## Start Dataset content

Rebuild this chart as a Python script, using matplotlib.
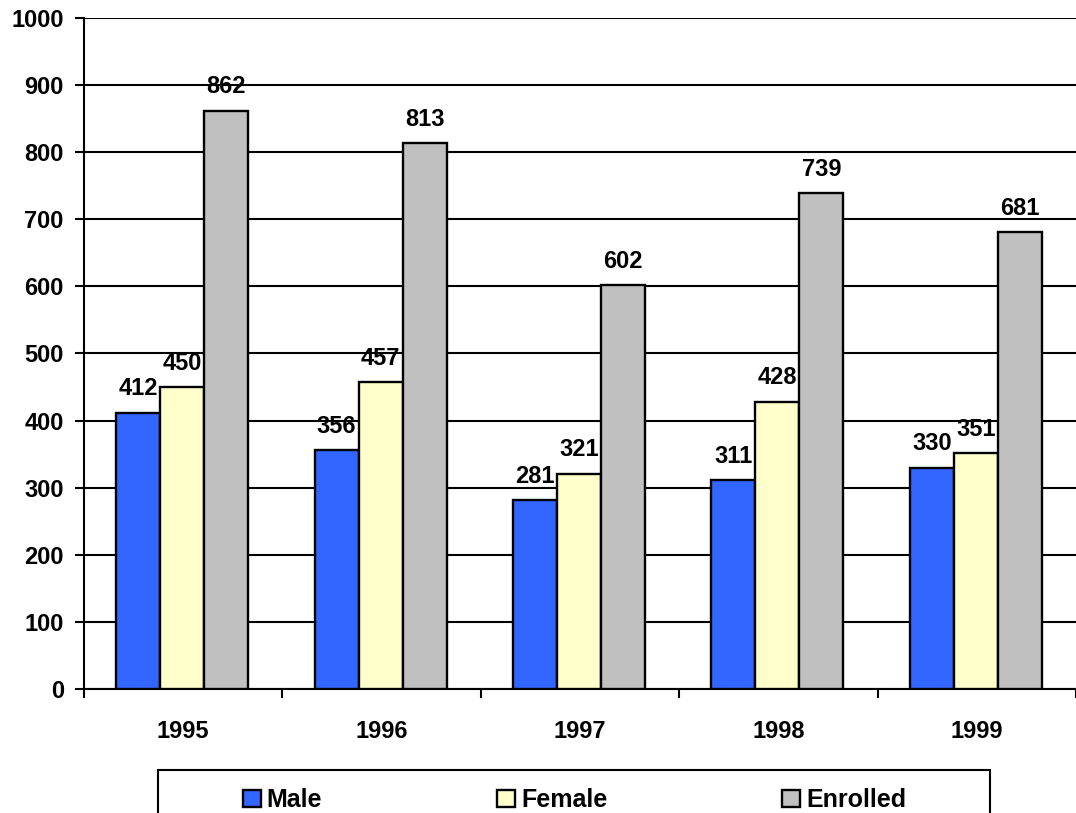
import numpy as np
import matplotlib
matplotlib.use('Agg')
import matplotlib.pyplot as plt
from matplotlib.patches import Rectangle

years = ['1995', '1996', '1997', '1998', '1999']
male = [412, 356, 281, 311, 330]
female = [450, 457, 321, 428, 351]
enrolled = [862, 813, 602, 739, 681]

series = [('Male', male, '#3366FF'),
          ('Female', female, '#FFFFCC'),
          ('Enrolled', enrolled, '#C0C0C0')]

plt.rcParams['font.family'] = ['Liberation Sans', 'DejaVu Sans']
plt.rcParams['font.weight'] = 'bold'
fs = 17

fig = plt.figure(figsize=(10.76, 8.13), dpi=100)
ax = fig.add_axes([84/1076, 1 - 689/813, 1 - 84/1076, (689 - 18)/813])

x = np.arange(len(years))
w = 0.222
for i, (name, vals, col) in enumerate(series):
    pos = x + (i - 1) * w - 0.005
    bars = ax.bar(pos, vals, w, color=col, edgecolor='black', linewidth=1.7,
                  label=name, zorder=3)
    for b, v in zip(bars, vals):
        ax.annotate(str(v), (b.get_x() + b.get_width() / 2, v),
                    xytext=(0, 9), textcoords='offset points',
                    ha='center', va='bottom', fontsize=fs, fontweight='bold')

ax.set_ylim(0, 1000)
ax.set_xlim(-0.5, 4.46)
ax.set_yticks(range(0, 1001, 100))
ax.yaxis.grid(True, color='black', linewidth=1.5, zorder=0)
ax.set_axisbelow(True)

ax.set_xticks(np.arange(-0.5, 5, 1))
ax.set_xticklabels([])
ax.set_xticks(x, minor=True)
ax.set_xticklabels(years, minor=True, fontsize=fs, fontweight='bold')
ax.tick_params(axis='x', which='minor', length=0, pad=22)
ax.tick_params(axis='x', which='major', length=6.5, width=1.5, direction='out')
ax.tick_params(axis='y', length=6.5, width=1.5, labelsize=fs, pad=8)
for lab in ax.get_yticklabels():
    lab.set_fontweight('bold')

for s in ['top', 'right']:
    ax.spines[s].set_visible(False)
for s in ['left', 'bottom']:
    ax.spines[s].set_linewidth(1.5)

# legend box (runs off the bottom of the image)
fig.patches.append(Rectangle((158/1076, -0.05), (990 - 158)/1076, 0.05 + 1 - 770/813,
                             transform=fig.transFigure, facecolor='white',
                             edgecolor='black', linewidth=1.5, zorder=1))
leg = fig.legend(loc='upper left', ncol=3,
                 bbox_to_anchor=(243/1076, 1 - 788/813),
                 prop={'size': fs + 1, 'weight': 'bold'}, frameon=False,
                 handlelength=0.7, handleheight=0.7, handletextpad=0.25,
                 columnspacing=7.0, borderpad=0, borderaxespad=0)
leg.set_zorder(2)

fig.savefig('out.png', dpi=100)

## End Dataset content

▶ Written problem
Every line from the start of the listing above through the line with "enrolled = [862, 813, 602, 739, 681]" should be repeated exactly; skip the pictures and add nothing else.

▶ Reply to the exercise
Rebuild this chart as a Python script, using matplotlib.
import numpy as np
import matplotlib
matplotlib.use('Agg')
import matplotlib.pyplot as plt
from matplotlib.patches import Rectangle

years = ['1995', '1996', '1997', '1998', '1999']
male = [412, 356, 281, 311, 330]
female = [450, 457, 321, 428, 351]
enrolled = [862, 813, 602, 739, 681]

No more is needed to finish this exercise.